Being a doctor and experiencing every high and low makes it easier to believe in miracles.

“The important thing is that you don’t need to replace science with miracles,” said Alker, who works in high-pressure environments daily, dealing with the emotional toll of seeing preventable accidents and tragedies. “Understanding our physical world — and the pursuits of math, physics, biology, chemistry — that is something that we’ve done as human beings that created a better world for us.

“We live longer, we live healthier, we can travel, we created our own miracles by understanding science,” she said. There’s space for science and miracles to mingle, “but you need to use the science and be intelligent about your existence.”

Dr. Alker’s five most fascinating ways to die:

Prion diseases

“It’s the only infectious disease that’s spread by proteins,” said the doc.

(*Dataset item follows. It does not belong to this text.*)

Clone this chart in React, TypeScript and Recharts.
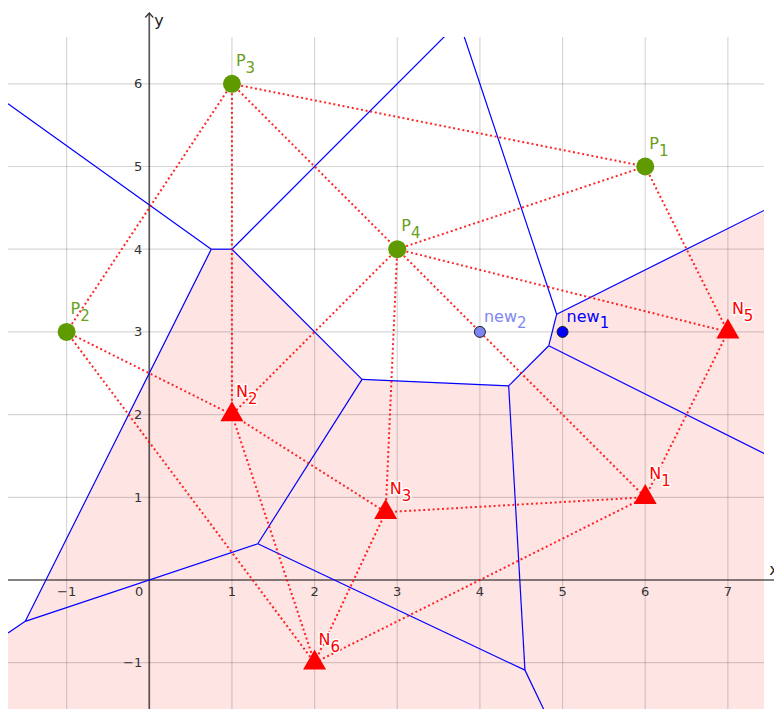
import React from 'react';
import { ComposedChart, XAxis, YAxis, Area, Scatter, ReferenceLine, ReferenceDot } from 'recharts';

// visible window of the plane
const X_MIN = -1.709;
const X_MAX = 7.437;
const Y_MIN = -1.56;
const Y_MAX = 6.566;
const Y_ARROW = 6.856;
const X_AXIS_END = 7.7;

const xTicks = [-1, 1, 2, 3, 4, 5, 6, 7];
const yTicks = [-1, 1, 2, 3, 4, 5, 6];

// sites
const pPoints = [
  { name: 'P', sub: '1', x: 6, y: 5 },
  { name: 'P', sub: '2', x: -1, y: 3 },
  { name: 'P', sub: '3', x: 1, y: 6 },
  { name: 'P', sub: '4', x: 3, y: 4 },
];
const nPoints = [
  { name: 'N', sub: '1', x: 6, y: 1 },
  { name: 'N', sub: '2', x: 1, y: 2 },
  { name: 'N', sub: '3', x: 2.86, y: 0.82 },
  { name: 'N', sub: '5', x: 7, y: 3 },
  { name: 'N', sub: '6', x: 2, y: -1 },
];
const newPoints = [
  { name: 'new', sub: '1', x: 5, y: 3 },
  { name: 'new', sub: '2', x: 4, y: 3 },
];

// voronoi vertices (ends marked 0 sit on the window border)
const voronoiVertices: Record<string, [number, number]> = {
  A: [0.75, 4],
  B: [1, 4],
  C: [3.75, 6.75],
  D: [4.929, 3.214],
  E: [4.833, 2.833],
  F: [4.348, 2.348],
  G: [2.574, 2.426],
  H: [-1.5, -0.5],
  I: [1.313, 0.438],
  J: [4.545, -1.09],
  A0: [-1.709, 5.76],
  D0: [7.437, 4.469],
  E0: [7.437, 1.53],
  J0: [4.77, -1.56],
  H0: [-1.709, -0.64],
};

const voronoiEdges = [
  ['A0', 'A'], ['A', 'B'], ['B', 'C'], ['C', 'D'], ['D', 'D0'], ['D', 'E'],
  ['E', 'E0'], ['E', 'F'], ['F', 'G'], ['G', 'B'], ['G', 'I'], ['A', 'H'],
  ['H', 'H0'], ['H', 'I'], ['I', 'J'], ['J', 'F'], ['J', 'J0'],
];

const delaunayEdges = [
  ['P3', 'P1'], ['P3', 'P2'], ['P3', 'N2'], ['P3', 'P4'], ['P4', 'P1'],
  ['P4', 'N5'], ['P4', 'N2'], ['P4', 'N3'], ['P4', 'N1'], ['P1', 'N5'],
  ['P2', 'N2'], ['P2', 'N6'], ['N2', 'N3'], ['N2', 'N6'], ['N3', 'N1'],
  ['N3', 'N6'], ['N6', 'N1'], ['N1', 'N5'],
];

// upper border of the N cells
const nRegionTop = ['H0', 'H', 'A', 'B', 'G', 'F', 'E', 'D', 'D0'];

const GREEN = '#5f9a00';
const GREEN_LABEL = '#6aa01a';
const RED = '#ff0000';
const BLUE = '#0000ff';
const NEW_COLORS: Record<string, string> = { '1': '#0000ff', '2': '#7d84f3' };
const NEW_LABEL: Record<string, string> = { '1': '#0000ff', '2': '#8187f5' };
const FONT = '"DejaVu Sans", sans-serif';

const siteLookup: Record<string, { x: number; y: number }> = {};
[...pPoints, ...nPoints].forEach((p) => {
  siteLookup[p.name + p.sub] = p;
});

const pinkData = nRegionTop.map((k) => ({ x: voronoiVertices[k][0], y: voronoiVertices[k][1] }));

const fmt = (v: number) => (v < 0 ? '\u2212' + Math.abs(v) : String(v));

const renderP = (props: any) => {
  const { cx, cy } = props;
  const d = props.payload ?? props;
  return (
    <g>
      <circle cx={cx} cy={cy} r={9} fill={GREEN} />
      <text x={cx + 4} y={cy - 18} fill={GREEN_LABEL} fontSize={16} fontFamily={FONT}>
        {d.name}
        <tspan dy={7} fontSize={15}>{d.sub}</tspan>
      </text>
    </g>
  );
};

const renderN = (props: any) => {
  const { cx, cy } = props;
  const d = props.payload ?? props;
  return (
    <g>
      <path
        d={`M${cx},${cy - 13.3} L${cx + 11.5},${cy + 6.7} L${cx - 11.5},${cy + 6.7} Z`}
        fill={RED}
      />
      <text
        x={cx + 4}
        y={cy - 18}
        fill={RED}
        fontSize={16}
        fontFamily={FONT}
        stroke="#fff"
        strokeWidth={3}
        paintOrder="stroke"
        strokeLinejoin="round"
      >
        {d.name}
        <tspan dy={7} fontSize={15}>{d.sub}</tspan>
      </text>
    </g>
  );
};

const renderNew = (props: any) => {
  const { cx, cy } = props;
  const d = props.payload ?? props;
  return (
    <g>
      <circle cx={cx} cy={cy} r={5.5} fill={NEW_COLORS[d.sub]} stroke="#222" strokeWidth={1} />
      <text x={cx + 4} y={cy - 10} fill={NEW_LABEL[d.sub]} fontSize={16} fontFamily={FONT}>
        {d.name}
        <tspan dy={6} fontSize={15}>{d.sub}</tspan>
      </text>
    </g>
  );
};

const seg = (a: [number, number], b: [number, number]) => [
  { x: a[0], y: a[1] },
  { x: b[0], y: b[1] },
];

export default function App() {
  return (
    <div style={{ width: 774, height: 701 }}>
      <style>{'body{overflow:hidden}'}</style>
      <ComposedChart width={774} height={701} margin={{ top: 29, right: 18, bottom: 0, left: 0 }}>
        <XAxis type="number" dataKey="x" domain={[X_MIN, X_MAX]} allowDataOverflow hide />
        <YAxis type="number" dataKey="y" domain={[Y_MIN, Y_MAX]} allowDataOverflow hide />

        <Area
          data={pinkData}
          dataKey="y"
          type="linear"
          baseValue={Y_MIN}
          fill="#ffe4e4"
          fillOpacity={1}
          stroke="none"
          isAnimationActive={false}
        />

        {xTicks.map((t) => (
          <ReferenceLine key={'gx' + t} x={t} stroke="#000" strokeOpacity={0.16} strokeWidth={1.2} />
        ))}
        {yTicks.map((t) => (
          <ReferenceLine key={'gy' + t} y={t} stroke="#000" strokeOpacity={0.16} strokeWidth={1.2} />
        ))}

        {/* axes */}
        <ReferenceLine
          segment={[{ x: X_MIN, y: 0 }, { x: X_AXIS_END, y: 0 }]}
          stroke="#000"
          strokeOpacity={0.65}
          strokeWidth={1.7}
          ifOverflow="visible"
        />
        <ReferenceLine
          segment={[{ x: 0, y: Y_MIN }, { x: 0, y: Y_ARROW }]}
          stroke="#000"
          strokeOpacity={0.65}
          strokeWidth={1.7}
          ifOverflow="visible"
        />

        {voronoiEdges.map(([a, b]) => (
          <ReferenceLine
            key={'v' + a + b}
            segment={seg(voronoiVertices[a], voronoiVertices[b])}
            stroke={BLUE}
            strokeWidth={1.2}
            ifOverflow="hidden"
          />
        ))}

        {delaunayEdges.map(([a, b]) => (
          <ReferenceLine
            key={'d' + a + b}
            segment={[
              { x: siteLookup[a].x, y: siteLookup[a].y },
              { x: siteLookup[b].x, y: siteLookup[b].y },
            ]}
            stroke={RED}
            strokeOpacity={0.85}
            strokeWidth={2}
            strokeDasharray="2 2.7"
            ifOverflow="hidden"
          />
        ))}

        {xTicks.map((t) => (
          <ReferenceDot
            key={'tx' + t}
            x={t}
            y={0}
            ifOverflow="visible"
            shape={(p: any) => (
              <text x={p.cx} y={p.cy + 16} textAnchor="middle" fontSize={13} fill="#333" fontFamily={FONT}>
                {fmt(t)}
              </text>
            )}
          />
        ))}
        {yTicks.map((t) => (
          <ReferenceDot
            key={'ty' + t}
            x={0}
            y={t}
            ifOverflow="visible"
            shape={(p: any) => (
              <text x={p.cx - 7} y={p.cy + 4.5} textAnchor="end" fontSize={13} fill="#333" fontFamily={FONT}>
                {fmt(t)}
              </text>
            )}
          />
        ))}
        <ReferenceDot
          x={0}
          y={0}
          ifOverflow="visible"
          shape={(p: any) => (
            <text x={p.cx - 10} y={p.cy + 16} textAnchor="middle" fontSize={13} fill="#333" fontFamily={FONT}>
              0
            </text>
          )}
        />
        <ReferenceDot
          x={0}
          y={Y_ARROW}
          ifOverflow="visible"
          shape={(p: any) => (
            <g>
              <path
                d={`M${p.cx - 4},${p.cy + 4.5} L${p.cx},${p.cy} L${p.cx + 4},${p.cy + 4.5}`}
                fill="none"
                stroke="#333"
                strokeWidth={1.3}
              />
              <text x={p.cx + 5} y={p.cy + 13} fontSize={16} fill="#222" fontFamily={FONT}>
                y
              </text>
            </g>
          )}
        />
        <ReferenceDot
          x={7.5}
          y={0}
          ifOverflow="visible"
          shape={(p: any) => (
            <text x={p.cx} y={p.cy - 5} fontSize={16} fill="#222" fontFamily={FONT}>
              x
            </text>
          )}
        />

        <Scatter data={pPoints} shape={renderP} isAnimationActive={false} />
        <Scatter data={nPoints} shape={renderN} isAnimationActive={false} />
        <Scatter data={newPoints} shape={renderNew} isAnimationActive={false} />
      </ComposedChart>
    </div>
  );
}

Other prion diseases in humans include fatal familial insomnia, a “universally fatal genetically inherited progressive insomnia where prions destroy the thalamus, the part of the brain controlling the sleep-wake cycle. Eventually, those with this disease can no longer sleep, spending a year in a waking nightmare, surviving an average of 18 months after onset,” she writes, telling The Post, “In most cases that aren’t genetic it’s very preventable.”

Leprosy

“It’s a very interesting disease, often stigmatized throughout history, but it is treatable and actually not as infectious as we thought,” said Dr. Alker, noting a genetic predisposition makes certain people susceptible. “We thought we’re so afraid of this disease that we created colonies and basically forced people to live in these colonies, including one that recently closed in Hawaii, our last leper colony in the United States.”

Carbon monoxide

“About half of US homes don’t have carbon-monoxide detectors,” rails the doctor, who thinks they should be in fire alarms. New homes do roll both into one, but Alker added most homes were built before there were codes, and it isn’t required in homes federally or in most states.

Tetrodotoxin

“Tetrodotoxin is really cool,” explains the doc — the pufferfish poison “basically causes paralysis.” While many other animals have similar toxins, this one is more widely known because the fish are a delicacy in Japan and greater Indonesia.

Serial killers

“Serial killers are interesting,” said Alker, who “unfortunately met one” while she was studying in Cyprus.

“It’s very ironic because the United States has more serial killers than anywhere else. Whether it’s just because we’re better at catching them or we’re a country of sociopaths, I’m not sure.”